Toplumsal ve Ekonomik Etkileri
Fare Çuvalı Teorisi’nin toplumlar üzerindeki etkisi büyüktür. Bu teoriye uygun davranışların yaygın olduğu toplumlarda, bireyler arası güvenin azalması ve işbirliği kültürünün zayıflaması kaçınılmazdır. İş yerlerinde veya sosyal çevrelerde bu tür davranışlar, genel verimliliği düşürür ve çalışanların motivasyonunu azaltır. Örneğin, bir ekip içinde herkes birbirini desteklemek yerine, yalnızca kendi çıkarlarını düşünerek diğerlerinin başarısızlığı üzerine odaklandığında, uzun vadede şirketin performansı zarar görür.

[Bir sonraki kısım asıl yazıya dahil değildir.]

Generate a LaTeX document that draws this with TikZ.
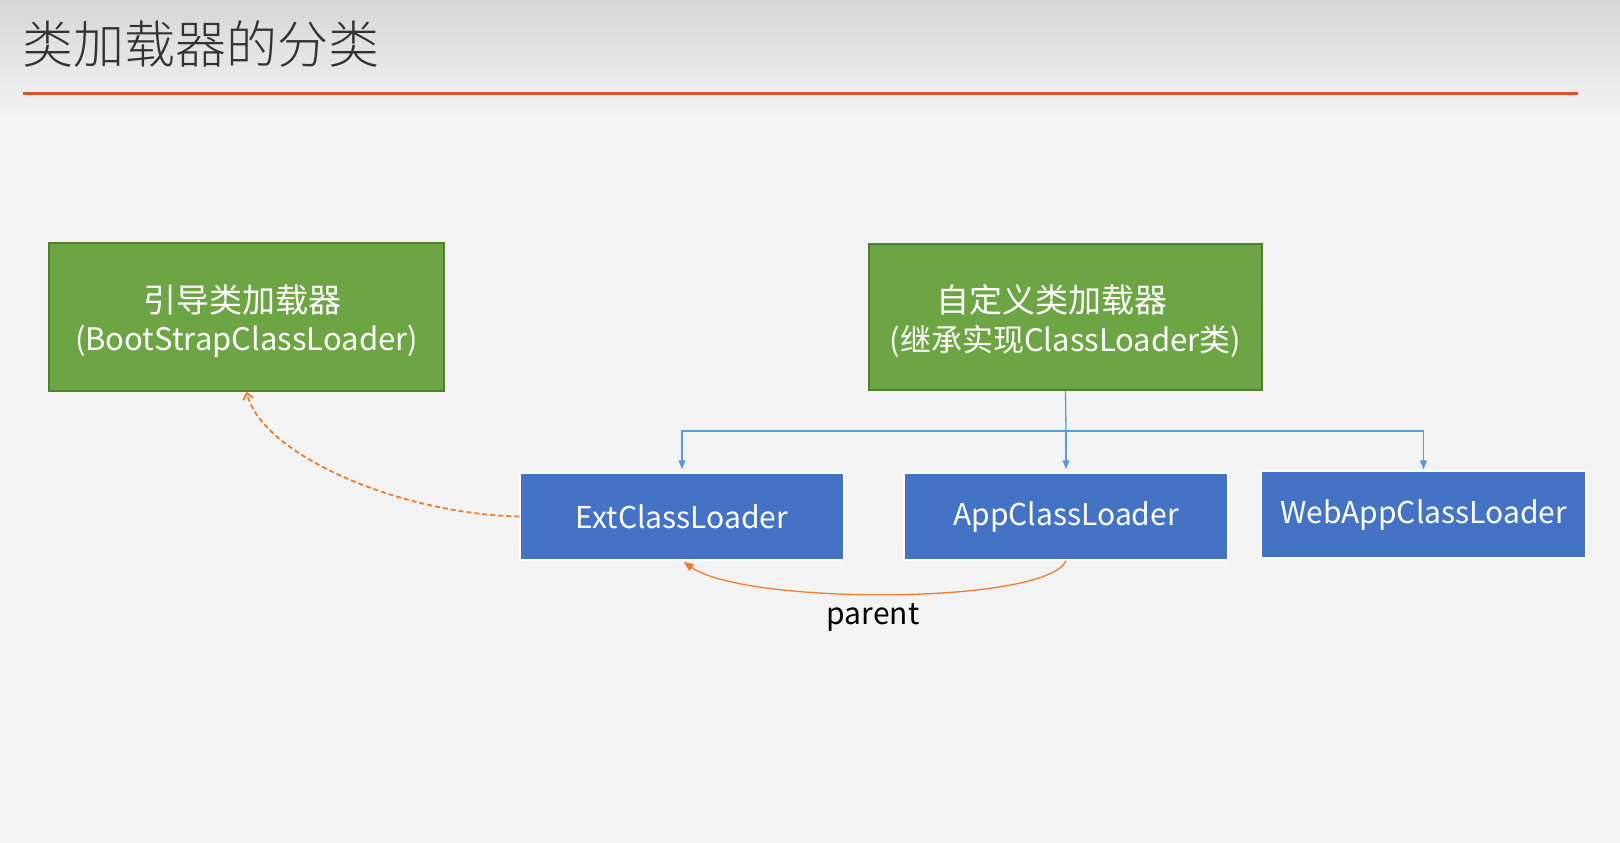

Ekonomik olarak, bu tür negatif rekabetin yaygın olduğu toplumlarda, girişimcilik ve inovasyon kültürü de zarar görebilir. Girişimcilerin birbirini desteklemek yerine, rekabeti yok edici bir tutum sergilemesi, yeni fikirlerin ortaya çıkmasını engelleyebilir. Bu durum, ekonomik büyümeyi de olumsuz etkiler ve toplumun refah seviyesini düşürür.
Çözüm Yolları ve Öneriler
Fare Çuvalı Teorisi’nin ortaya çıkardığı olumsuz etkilerle başa çıkmak için çeşitli stratejiler geliştirilebilir. Bu stratejiler arasında, bireylerin empati becerilerinin güçlendirilmesi, takım çalışmasının teşvik edilmesi ve bireyler arası güvenin artırılması önemlidir. İş yerlerinde açık iletişim kanallarının kurulması, şeffaf yönetim süreçleri ve başarıların takdir edilmesi, rekabetin yapıcı hale gelmesine yardımcı olabilir. Ayrıca, bireylerin kendi potansiyellerine odaklanmaları ve kendilerini sürekli geliştirmeye çalışmaları da, bu olumsuz döngüyü kırabilir.
Sonuç
Fare Çuvalı Teorisi, bireyler arasındaki negatif rekabetin ve işbirliği eksikliğinin toplumlar üzerindeki olumsuz etkilerini anlatan önemli bir metafordur. Özellikle iş dünyasında ve sosyal yaşamda sıkça karşılaşılan bu durum, bireylerin potansiyellerini gerçekleştirmelerini engelleyebilir. Ancak, dayanışma, empati ve açık iletişim gibi değerlerin teşvik edilmesiyle, bu tür olumsuz dinamiklerin önüne geçmek mümkündür. Böylece, bireysel başarılar desteklenirken, toplumsal refah ve kolektif başarı da mümkün hale gelir.